### Stated goal
Identify all lines in the listing that include the word "this", and copy them out.
==== Records shown ====
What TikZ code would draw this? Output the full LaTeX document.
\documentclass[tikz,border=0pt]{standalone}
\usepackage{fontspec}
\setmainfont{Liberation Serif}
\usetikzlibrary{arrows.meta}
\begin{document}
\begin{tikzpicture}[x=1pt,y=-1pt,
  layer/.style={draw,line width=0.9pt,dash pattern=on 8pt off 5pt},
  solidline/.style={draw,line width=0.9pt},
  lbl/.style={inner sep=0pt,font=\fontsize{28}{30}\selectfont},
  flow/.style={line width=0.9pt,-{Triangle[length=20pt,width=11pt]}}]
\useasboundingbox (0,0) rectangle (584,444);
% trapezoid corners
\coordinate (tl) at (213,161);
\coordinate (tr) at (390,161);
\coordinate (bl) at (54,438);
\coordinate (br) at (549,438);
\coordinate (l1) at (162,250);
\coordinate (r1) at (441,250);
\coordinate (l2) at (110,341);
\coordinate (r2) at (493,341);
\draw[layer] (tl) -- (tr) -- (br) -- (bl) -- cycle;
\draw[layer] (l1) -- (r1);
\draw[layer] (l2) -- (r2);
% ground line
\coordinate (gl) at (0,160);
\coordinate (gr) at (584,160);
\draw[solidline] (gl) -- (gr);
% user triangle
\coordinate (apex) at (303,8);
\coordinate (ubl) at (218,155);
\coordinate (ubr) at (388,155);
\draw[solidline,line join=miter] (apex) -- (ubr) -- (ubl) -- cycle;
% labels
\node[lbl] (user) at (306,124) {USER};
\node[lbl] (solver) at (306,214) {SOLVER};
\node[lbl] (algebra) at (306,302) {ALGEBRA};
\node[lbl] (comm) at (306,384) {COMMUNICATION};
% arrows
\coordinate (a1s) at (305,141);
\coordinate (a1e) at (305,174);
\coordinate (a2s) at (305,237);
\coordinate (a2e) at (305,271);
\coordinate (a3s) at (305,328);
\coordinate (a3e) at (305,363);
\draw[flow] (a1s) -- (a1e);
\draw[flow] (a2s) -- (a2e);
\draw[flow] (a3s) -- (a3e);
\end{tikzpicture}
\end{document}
====
==== Records shown ====
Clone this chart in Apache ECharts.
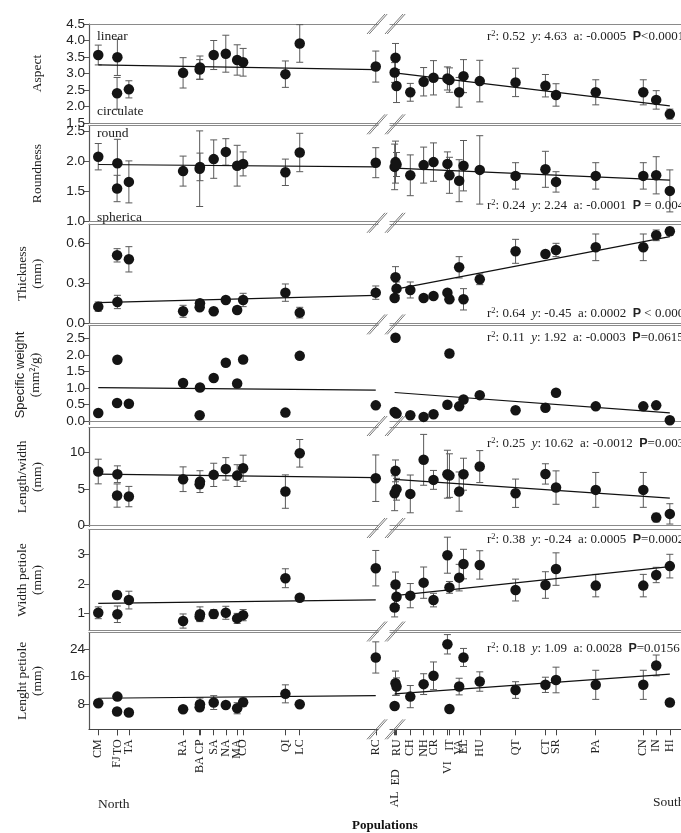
====
==== Records shown ====
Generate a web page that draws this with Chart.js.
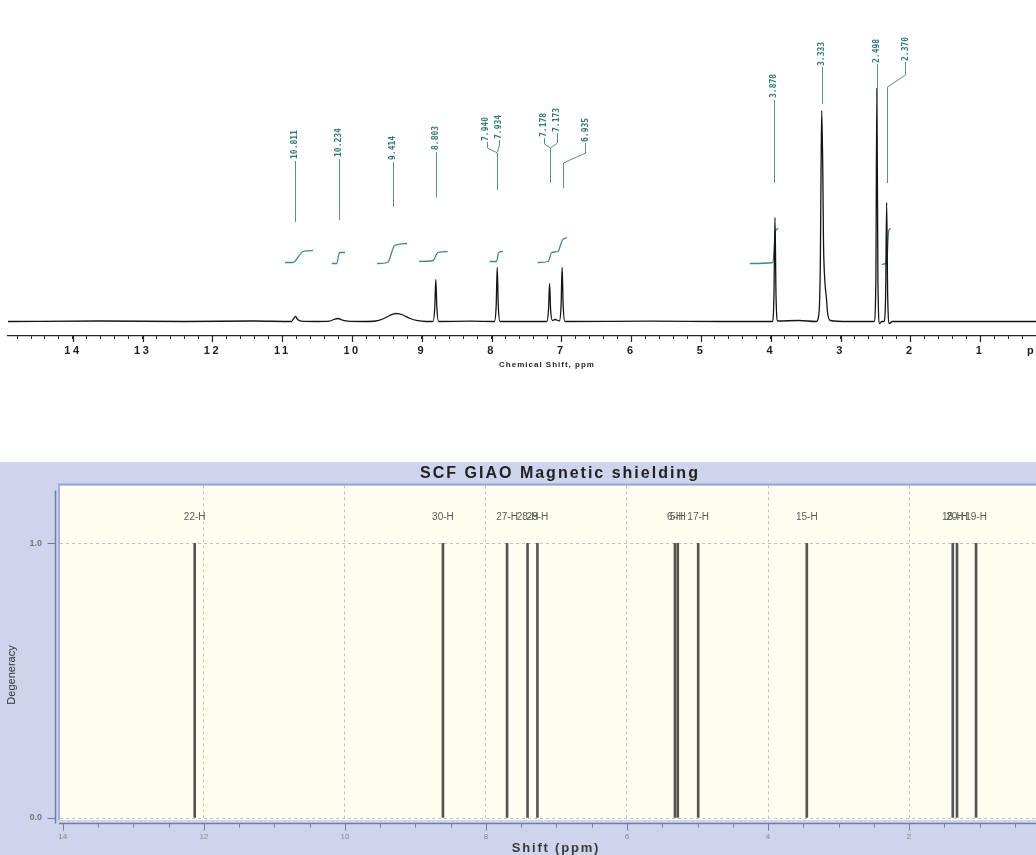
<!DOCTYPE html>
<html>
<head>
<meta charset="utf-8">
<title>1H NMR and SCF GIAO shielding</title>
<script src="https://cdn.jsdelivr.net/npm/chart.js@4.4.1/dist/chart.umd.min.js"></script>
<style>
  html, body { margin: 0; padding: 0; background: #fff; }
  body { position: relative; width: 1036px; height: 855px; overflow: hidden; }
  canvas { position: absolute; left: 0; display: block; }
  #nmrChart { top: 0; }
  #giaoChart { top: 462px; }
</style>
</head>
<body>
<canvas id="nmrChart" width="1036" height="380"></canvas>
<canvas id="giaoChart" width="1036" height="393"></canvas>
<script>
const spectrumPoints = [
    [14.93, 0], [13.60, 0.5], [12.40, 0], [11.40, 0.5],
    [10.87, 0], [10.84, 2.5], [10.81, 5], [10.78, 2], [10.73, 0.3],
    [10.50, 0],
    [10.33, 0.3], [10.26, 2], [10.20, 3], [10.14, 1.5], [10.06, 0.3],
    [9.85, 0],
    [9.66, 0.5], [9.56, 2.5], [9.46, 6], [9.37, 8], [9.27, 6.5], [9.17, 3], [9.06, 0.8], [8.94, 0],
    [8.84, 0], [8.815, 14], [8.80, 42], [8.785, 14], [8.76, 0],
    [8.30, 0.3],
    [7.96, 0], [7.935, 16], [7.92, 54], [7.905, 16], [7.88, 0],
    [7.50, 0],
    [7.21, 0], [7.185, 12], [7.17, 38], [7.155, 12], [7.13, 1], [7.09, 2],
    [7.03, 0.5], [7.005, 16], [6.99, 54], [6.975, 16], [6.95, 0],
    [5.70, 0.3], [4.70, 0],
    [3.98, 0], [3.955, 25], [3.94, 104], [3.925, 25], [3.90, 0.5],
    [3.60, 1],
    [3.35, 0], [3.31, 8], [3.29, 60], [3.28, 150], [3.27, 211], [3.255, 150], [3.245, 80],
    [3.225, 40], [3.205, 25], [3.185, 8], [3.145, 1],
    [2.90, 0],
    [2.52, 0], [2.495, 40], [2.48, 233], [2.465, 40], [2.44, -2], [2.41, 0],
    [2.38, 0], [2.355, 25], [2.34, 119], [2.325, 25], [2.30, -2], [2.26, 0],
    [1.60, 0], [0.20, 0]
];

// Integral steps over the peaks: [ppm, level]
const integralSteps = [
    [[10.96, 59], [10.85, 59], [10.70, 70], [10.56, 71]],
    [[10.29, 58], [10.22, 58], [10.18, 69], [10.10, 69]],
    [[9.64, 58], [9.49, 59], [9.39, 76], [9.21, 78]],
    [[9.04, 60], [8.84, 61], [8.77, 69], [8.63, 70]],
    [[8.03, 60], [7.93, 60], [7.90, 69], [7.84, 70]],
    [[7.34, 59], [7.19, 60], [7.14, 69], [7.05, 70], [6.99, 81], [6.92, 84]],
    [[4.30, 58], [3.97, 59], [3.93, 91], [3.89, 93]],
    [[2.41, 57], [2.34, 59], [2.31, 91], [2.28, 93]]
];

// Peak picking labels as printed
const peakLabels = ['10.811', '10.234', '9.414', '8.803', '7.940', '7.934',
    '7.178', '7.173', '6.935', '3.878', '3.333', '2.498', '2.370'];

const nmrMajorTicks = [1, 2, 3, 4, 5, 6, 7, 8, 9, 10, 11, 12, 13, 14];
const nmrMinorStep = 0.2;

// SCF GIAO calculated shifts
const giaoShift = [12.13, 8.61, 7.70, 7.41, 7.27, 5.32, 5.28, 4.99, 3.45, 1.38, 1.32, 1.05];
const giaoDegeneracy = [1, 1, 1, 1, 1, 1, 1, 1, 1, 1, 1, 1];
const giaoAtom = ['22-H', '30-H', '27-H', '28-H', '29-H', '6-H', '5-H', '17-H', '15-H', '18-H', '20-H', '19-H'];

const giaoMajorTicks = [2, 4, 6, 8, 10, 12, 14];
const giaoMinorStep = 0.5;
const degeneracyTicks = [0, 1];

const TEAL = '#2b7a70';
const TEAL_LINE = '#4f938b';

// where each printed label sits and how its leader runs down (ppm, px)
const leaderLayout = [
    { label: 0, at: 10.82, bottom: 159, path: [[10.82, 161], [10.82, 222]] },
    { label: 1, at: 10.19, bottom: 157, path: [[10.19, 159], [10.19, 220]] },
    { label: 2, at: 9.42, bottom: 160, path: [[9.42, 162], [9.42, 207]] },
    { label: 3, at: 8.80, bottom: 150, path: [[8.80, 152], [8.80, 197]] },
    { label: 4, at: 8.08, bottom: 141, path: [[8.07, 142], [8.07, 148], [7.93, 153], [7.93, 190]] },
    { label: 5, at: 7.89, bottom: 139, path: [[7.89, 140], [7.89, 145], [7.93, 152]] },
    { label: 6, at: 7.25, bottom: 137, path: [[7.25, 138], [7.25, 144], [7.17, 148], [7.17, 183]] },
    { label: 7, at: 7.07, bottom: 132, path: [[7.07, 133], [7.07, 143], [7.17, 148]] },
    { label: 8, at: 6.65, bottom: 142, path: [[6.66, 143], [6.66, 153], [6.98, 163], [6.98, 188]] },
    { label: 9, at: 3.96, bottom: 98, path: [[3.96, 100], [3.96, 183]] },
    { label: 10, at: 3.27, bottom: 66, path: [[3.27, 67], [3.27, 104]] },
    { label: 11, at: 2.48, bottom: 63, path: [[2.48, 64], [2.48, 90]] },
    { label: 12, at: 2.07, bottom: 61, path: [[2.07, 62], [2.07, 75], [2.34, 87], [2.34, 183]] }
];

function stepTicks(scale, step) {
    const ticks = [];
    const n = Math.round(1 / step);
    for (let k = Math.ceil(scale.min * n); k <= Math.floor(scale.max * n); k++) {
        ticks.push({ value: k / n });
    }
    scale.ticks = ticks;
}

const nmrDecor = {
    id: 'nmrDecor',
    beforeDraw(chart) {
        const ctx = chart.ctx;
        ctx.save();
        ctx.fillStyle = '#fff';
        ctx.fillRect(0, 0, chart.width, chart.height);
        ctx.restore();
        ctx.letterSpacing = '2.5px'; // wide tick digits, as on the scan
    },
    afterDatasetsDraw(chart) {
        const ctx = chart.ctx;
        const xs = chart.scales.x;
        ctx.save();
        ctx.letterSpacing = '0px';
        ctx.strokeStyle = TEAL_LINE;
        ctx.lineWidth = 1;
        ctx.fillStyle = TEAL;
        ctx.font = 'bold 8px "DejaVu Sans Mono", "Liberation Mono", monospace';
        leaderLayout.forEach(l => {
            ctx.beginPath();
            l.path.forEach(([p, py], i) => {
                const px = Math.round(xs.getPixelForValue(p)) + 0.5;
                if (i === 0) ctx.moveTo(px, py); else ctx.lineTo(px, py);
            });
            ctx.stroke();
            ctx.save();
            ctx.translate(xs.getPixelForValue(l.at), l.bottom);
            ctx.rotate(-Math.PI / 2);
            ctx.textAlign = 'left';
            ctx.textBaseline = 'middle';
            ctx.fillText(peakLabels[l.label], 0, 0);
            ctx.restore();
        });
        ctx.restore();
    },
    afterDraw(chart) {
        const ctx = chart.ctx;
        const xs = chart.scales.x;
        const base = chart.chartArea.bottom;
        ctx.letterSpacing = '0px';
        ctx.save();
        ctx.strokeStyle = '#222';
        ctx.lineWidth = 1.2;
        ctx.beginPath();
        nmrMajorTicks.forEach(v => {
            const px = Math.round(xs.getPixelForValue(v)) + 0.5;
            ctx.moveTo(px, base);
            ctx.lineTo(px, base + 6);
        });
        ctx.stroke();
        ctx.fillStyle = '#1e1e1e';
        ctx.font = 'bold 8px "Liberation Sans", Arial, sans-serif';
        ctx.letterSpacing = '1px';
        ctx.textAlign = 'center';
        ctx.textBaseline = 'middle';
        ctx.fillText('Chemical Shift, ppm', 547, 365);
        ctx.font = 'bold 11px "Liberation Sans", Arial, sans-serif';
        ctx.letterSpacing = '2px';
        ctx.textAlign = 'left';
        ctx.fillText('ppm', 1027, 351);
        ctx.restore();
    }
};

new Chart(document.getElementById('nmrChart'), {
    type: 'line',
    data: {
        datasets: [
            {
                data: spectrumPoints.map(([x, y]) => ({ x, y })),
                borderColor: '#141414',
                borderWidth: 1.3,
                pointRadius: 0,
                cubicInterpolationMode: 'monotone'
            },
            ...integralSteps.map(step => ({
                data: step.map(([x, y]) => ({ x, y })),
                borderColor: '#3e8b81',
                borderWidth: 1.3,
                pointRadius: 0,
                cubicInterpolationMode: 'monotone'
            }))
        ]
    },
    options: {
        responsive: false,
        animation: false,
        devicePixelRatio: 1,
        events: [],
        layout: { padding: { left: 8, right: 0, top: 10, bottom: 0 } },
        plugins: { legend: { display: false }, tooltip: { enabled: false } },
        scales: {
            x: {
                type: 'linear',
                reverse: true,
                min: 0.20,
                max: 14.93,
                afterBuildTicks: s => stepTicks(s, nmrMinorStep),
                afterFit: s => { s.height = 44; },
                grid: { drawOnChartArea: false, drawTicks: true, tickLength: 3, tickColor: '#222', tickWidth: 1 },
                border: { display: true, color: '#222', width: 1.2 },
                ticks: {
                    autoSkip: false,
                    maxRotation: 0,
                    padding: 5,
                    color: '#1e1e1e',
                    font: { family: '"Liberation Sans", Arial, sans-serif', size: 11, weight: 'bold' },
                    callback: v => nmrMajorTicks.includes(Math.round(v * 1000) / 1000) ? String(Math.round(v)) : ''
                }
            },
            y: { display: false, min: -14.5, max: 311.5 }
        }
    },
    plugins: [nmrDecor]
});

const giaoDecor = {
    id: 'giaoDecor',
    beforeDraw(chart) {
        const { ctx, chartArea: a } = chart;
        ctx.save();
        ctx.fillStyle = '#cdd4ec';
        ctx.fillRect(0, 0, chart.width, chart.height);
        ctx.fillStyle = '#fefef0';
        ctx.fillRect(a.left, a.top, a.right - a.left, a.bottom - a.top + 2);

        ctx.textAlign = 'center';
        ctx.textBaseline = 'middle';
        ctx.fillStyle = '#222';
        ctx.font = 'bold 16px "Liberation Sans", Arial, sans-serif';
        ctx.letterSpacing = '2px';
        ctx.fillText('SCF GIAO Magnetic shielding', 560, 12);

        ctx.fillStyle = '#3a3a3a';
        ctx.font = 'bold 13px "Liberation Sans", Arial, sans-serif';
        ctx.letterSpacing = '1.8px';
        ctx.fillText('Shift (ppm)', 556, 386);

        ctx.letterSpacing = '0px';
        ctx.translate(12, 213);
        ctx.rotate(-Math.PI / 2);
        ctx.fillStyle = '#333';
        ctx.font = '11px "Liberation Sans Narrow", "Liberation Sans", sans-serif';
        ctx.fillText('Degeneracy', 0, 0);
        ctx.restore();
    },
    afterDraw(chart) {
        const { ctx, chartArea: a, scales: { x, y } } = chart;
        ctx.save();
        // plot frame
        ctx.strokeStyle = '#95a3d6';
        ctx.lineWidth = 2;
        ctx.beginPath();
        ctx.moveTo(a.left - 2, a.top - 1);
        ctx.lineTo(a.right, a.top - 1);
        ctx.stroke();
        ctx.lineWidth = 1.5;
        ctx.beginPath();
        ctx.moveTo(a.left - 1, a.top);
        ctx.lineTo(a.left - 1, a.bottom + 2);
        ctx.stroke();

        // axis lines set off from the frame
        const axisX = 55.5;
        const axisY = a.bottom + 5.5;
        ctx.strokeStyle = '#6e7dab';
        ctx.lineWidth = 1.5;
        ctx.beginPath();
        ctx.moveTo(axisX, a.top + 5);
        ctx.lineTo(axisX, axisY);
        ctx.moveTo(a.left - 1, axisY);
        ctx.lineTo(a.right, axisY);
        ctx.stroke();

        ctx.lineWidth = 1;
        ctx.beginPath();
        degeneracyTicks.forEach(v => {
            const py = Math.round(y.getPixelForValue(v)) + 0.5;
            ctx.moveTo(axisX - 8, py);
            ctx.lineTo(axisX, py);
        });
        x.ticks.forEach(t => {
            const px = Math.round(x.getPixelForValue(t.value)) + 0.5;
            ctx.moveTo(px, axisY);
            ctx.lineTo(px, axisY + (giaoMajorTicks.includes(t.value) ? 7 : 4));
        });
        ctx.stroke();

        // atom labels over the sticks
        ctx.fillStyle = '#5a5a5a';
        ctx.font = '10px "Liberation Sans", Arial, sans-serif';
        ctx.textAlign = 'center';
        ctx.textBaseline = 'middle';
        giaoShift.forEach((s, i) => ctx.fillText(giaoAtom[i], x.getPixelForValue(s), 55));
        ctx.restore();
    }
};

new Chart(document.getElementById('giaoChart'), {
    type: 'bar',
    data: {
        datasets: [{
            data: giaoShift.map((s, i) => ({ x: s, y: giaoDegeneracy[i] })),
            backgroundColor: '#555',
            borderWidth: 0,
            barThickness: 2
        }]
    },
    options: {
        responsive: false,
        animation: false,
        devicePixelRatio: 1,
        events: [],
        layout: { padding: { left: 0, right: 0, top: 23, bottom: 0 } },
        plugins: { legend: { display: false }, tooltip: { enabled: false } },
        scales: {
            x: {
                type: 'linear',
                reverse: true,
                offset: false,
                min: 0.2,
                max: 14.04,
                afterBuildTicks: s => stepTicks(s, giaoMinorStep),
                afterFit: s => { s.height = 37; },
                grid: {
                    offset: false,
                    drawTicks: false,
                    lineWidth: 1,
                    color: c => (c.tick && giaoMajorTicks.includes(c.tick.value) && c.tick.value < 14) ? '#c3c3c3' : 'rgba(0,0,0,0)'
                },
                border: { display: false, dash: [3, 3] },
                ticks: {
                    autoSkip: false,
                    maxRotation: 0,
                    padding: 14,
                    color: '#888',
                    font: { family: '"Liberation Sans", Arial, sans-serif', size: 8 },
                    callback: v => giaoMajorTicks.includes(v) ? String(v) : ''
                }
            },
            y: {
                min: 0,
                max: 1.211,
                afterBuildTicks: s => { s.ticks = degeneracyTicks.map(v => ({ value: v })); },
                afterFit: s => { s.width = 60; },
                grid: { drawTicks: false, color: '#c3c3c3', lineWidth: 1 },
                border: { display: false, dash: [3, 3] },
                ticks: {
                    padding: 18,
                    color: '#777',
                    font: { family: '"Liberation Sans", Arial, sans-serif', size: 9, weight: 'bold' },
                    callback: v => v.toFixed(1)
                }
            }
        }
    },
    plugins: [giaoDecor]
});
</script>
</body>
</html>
====
### The result
What TikZ code would draw this? Output the full LaTeX document.
Clone this chart in Apache ECharts.
Generate a web page that draws this with Chart.js.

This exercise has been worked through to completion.